Macroeconomic Effects of Fiscal Deficits on GDP Per Capita of Nepalese Economy
DOI:
https://doi.org/10.3126/caj.v2i1.72215Keywords:
Fiscal deficit, Inflation, Gross capital formation, Interest rate, Final consumption expenditure, ARDL ModelAbstract
This study investigates the macroeconomic effects of fiscal deficit on Nepalese’s GDP per Capita for 2001/02 to 2022/23 while considering inflation rate, interest rate, final consumption expenditure, and gross fixed capital formation as a control variable. The time series analysis was done by collecting data from secondary sources. The ARDL model was employed for the co-integration test; the Granger causality test was performed to check the direct and indirect relationship of the fiscal deficit with the GDP per Capita.

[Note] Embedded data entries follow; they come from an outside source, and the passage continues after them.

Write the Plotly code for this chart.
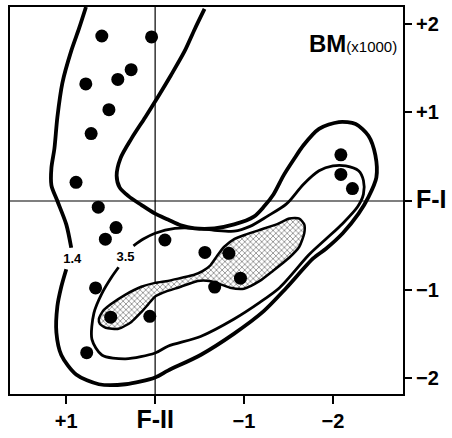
import plotly.graph_objects as go

# ---- data (axis units: F-II horizontal, F-I vertical) ----
dots_x = [0.60, 0.04, 0.27, 0.42, 0.78, 0.52, 0.72, 0.89, 0.64, 0.44, 0.56, -0.11,
          0.67, 0.50, 0.06, 0.77, -0.56, -0.83, -0.96, -0.67, -2.09, -2.09, -2.22]
dots_y = [1.86, 1.85, 1.48, 1.37, 1.32, 1.03, 0.76, 0.21, -0.07, -0.30, -0.43, -0.44,
          -0.98, -1.31, -1.30, -1.71, -0.58, -0.59, -0.87, -0.97, 0.52, 0.30, 0.14]

# contour 1.4 (part from top-right end round to the label)
c14a_x = [-0.556, -0.444, -0.333, -0.178, -0.033, 0.111, 0.267, 0.389, 0.433, 0.400,
          0.300, 0.156, 0.0, -0.144, -0.289, -0.444, -0.667, -0.889, -1.111, -1.222,
          -1.333, -1.444, -1.556, -1.667, -1.844, -2.067, -2.256, -2.400, -2.478, -2.489,
          -2.400, -2.289, -2.111, -1.922, -1.778, -1.478, -1.222, -0.889, -0.511, -0.144,
          0.0, 0.333, 0.633, 0.889, 1.056, 1.111, 1.100, 1.056, 1.000]
c14a_y = [2.165, 1.934, 1.692, 1.418, 1.176, 0.945, 0.703, 0.484, 0.286, 0.154,
          0.055, -0.044, -0.143, -0.209, -0.275, -0.308, -0.308, -0.264, -0.176, -0.066,
          0.077, 0.286, 0.462, 0.626, 0.813, 0.890, 0.868, 0.736, 0.516, 0.264,
          0.044, -0.143, -0.363, -0.538, -0.648, -0.978, -1.242, -1.495, -1.736, -1.912,
          -1.989, -2.066, -2.066, -1.956, -1.736, -1.484, -1.187, -0.967, -0.769]
# contour 1.4 (part from the label up to the top-left end)
c14b_x = [0.944, 1.000, 1.100, 1.167, 1.167, 1.133, 1.100, 1.044, 0.944, 0.856, 0.778]
c14b_y = [-0.527, -0.264, 0.0, 0.176, 0.374, 0.593, 0.945, 1.330, 1.692, 1.945, 2.187]

# contour 3.5 (open at its label)
c35_x = [0.244, 0.133, 0.0, -0.222, -0.478, -0.667, -0.889, -1.067, -1.256, -1.478,
         -1.667, -1.844, -2.0, -2.144, -2.289, -2.344, -2.344, -2.278, -2.111, -1.922,
         -1.733, -1.400, -1.178, -0.889, -0.511, -0.144, 0.0, 0.333, 0.600, 0.711,
         0.689, 0.600, 0.489, 0.411]
c35_y = [-0.505, -0.429, -0.363, -0.308, -0.308, -0.330, -0.341, -0.286, -0.176, -0.033,
         0.187, 0.341, 0.396, 0.396, 0.341, 0.231, 0.077, -0.066, -0.253, -0.429,
         -0.604, -0.978, -1.143, -1.330, -1.527, -1.637, -1.714, -1.780, -1.736, -1.560,
         -1.264, -1.044, -0.857, -0.747]

# stippled core region
blob_x = [0.633, 0.589, 0.500, 0.333, 0.156, 0.0, -0.144, -0.289, -0.433, -0.533,
          -0.622, -0.700, -0.778, -0.889, -1.033, -1.200, -1.367, -1.511, -1.622, -1.678,
          -1.678, -1.622, -1.511, -1.322, -1.178, -1.000, -0.844, -0.722, -0.611, -0.478,
          -0.289, -0.089, 0.0, 0.078, 0.156, 0.267, 0.411, 0.556, 0.622, 0.633]
blob_y = [-1.330, -1.242, -1.165, -1.055, -0.967, -0.923, -0.901, -0.868, -0.835, -0.791,
          -0.725, -0.615, -0.516, -0.429, -0.374, -0.319, -0.264, -0.198, -0.198, -0.264,
          -0.363, -0.516, -0.637, -0.791, -0.901, -0.989, -0.978, -0.934, -0.901, -0.901,
          -0.967, -1.033, -1.077, -1.165, -1.253, -1.363, -1.440, -1.429, -1.385, -1.330]

contour_labels = ["1.4", "3.5"]
label_x = [0.933, 0.333]
label_y = [-0.659, -0.637]

x_tickvals = [1, 0, -1, -2]
x_ticktext = ["+1", "F-II", "\u22121", "\u22122"]
y_tickvals = [2, 1, 0, -1, -2]
y_ticktext = ["+2", "+1", "F-I", "\u22121", "\u22122"]

FONT = "Liberation Sans, Arial, sans-serif"


def fmt(t):
    if t.startswith("F"):
        return "<b><span style='font-size:25px'>%s</span></b>" % t
    return "<b>%s</b>" % t


fig = go.Figure()

fig.add_trace(go.Scatter(
    x=blob_x, y=blob_y, mode="lines", fill="toself",
    line=dict(color="black", width=2.5, shape="spline", smoothing=0.6),
    fillcolor="white",
    fillpattern=dict(shape="x", size=4, solidity=0.35, fgcolor="black", bgcolor="white"),
    hoverinfo="skip", showlegend=False))

fig.add_trace(go.Scatter(
    x=c14a_x, y=c14a_y, mode="lines",
    line=dict(color="black", width=3.8, shape="spline", smoothing=0.8),
    hoverinfo="skip", showlegend=False))
fig.add_trace(go.Scatter(
    x=c14b_x, y=c14b_y, mode="lines",
    line=dict(color="black", width=3.8, shape="spline", smoothing=0.8),
    hoverinfo="skip", showlegend=False))
fig.add_trace(go.Scatter(
    x=c35_x, y=c35_y, mode="lines",
    line=dict(color="black", width=2.8, shape="spline", smoothing=0.8),
    hoverinfo="skip", showlegend=False))

fig.add_trace(go.Scatter(
    x=dots_x, y=dots_y, mode="markers",
    marker=dict(color="black", size=13, line=dict(width=0)),
    hoverinfo="skip", showlegend=False))

fig.add_trace(go.Scatter(
    x=label_x, y=label_y, mode="text",
    text=["<b>%s</b>" % t for t in contour_labels],
    textfont=dict(family=FONT, size=13, color="black"),
    hoverinfo="skip", showlegend=False))

# reference axes F-I (horizontal) and F-II (vertical)
fig.add_shape(type="line", xref="x", yref="paper", x0=0, x1=0, y0=0, y1=1,
              line=dict(color="black", width=1.2), layer="below")
fig.add_shape(type="line", xref="paper", yref="y", x0=0, x1=1, y0=0, y1=0,
              line=dict(color="black", width=1.2), layer="below")

fig.add_annotation(x=-2.74, y=1.77, xref="x", yref="y", xanchor="right", yanchor="middle",
                   text="<b>BM</b><span style='font-size:15px'>(x1000)</span>",
                   showarrow=False, font=dict(family=FONT, size=24, color="black"))

fig.update_layout(
    width=452, height=438, autosize=False,
    margin=dict(l=10, r=44, t=5, b=36),
    paper_bgcolor="white", plot_bgcolor="white",
    font=dict(family=FONT, color="black"),
    xaxis=dict(range=[1.633, -2.789], tickvals=x_tickvals,
               ticktext=[fmt(t) for t in x_ticktext],
               tickfont=dict(family=FONT, size=20, color="black"),
               ticks="outside", ticklen=8, tickwidth=2, tickcolor="black",
               showline=True, linewidth=2, linecolor="black", mirror=True,
               showgrid=False, zeroline=False),
    yaxis=dict(range=[-2.176, 2.187], side="right", tickvals=y_tickvals,
               ticktext=[fmt(t) for t in y_ticktext],
               tickfont=dict(family=FONT, size=20, color="black"),
               ticks="outside", ticklen=7, tickwidth=2, tickcolor="black",
               showline=True, linewidth=2, linecolor="black", mirror=True,
               showgrid=False, zeroline=False),
)

fig.write_html("out.html")
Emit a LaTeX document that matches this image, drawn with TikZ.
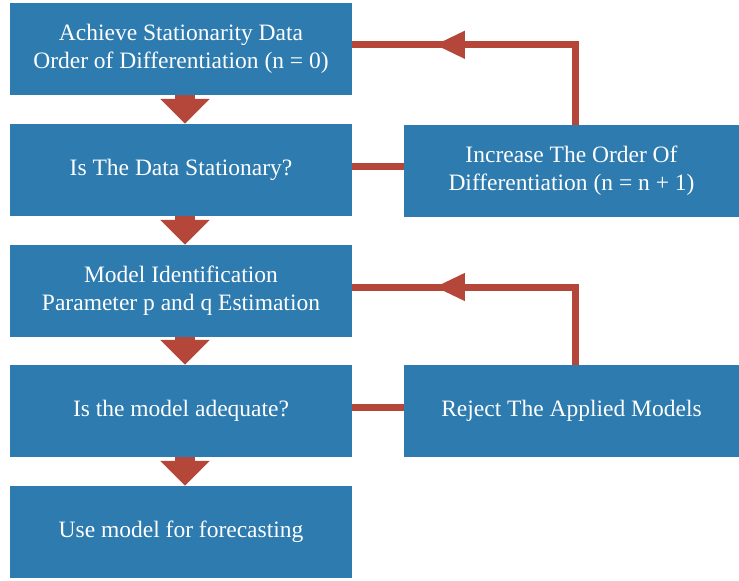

The finding reveals that, in the long run, fiscal deficit and GDP per Capita have a positive relationship. Specifically, a 1% increase in the fiscal deficit increases GDP per Capita by $116.57; however, the relationship is statistically insignificant in the short run. The Granger causality test shows that fiscal deficit affects the GDP per Capita directly and through the transmission mechanism. This relationship suggests the role of government in the Nepalese economy, aligning with the Keynes approach. The findings of this research have important implications for the budget formulation process, coordination of fiscal and monetary policy, and further investigation in fiscal management.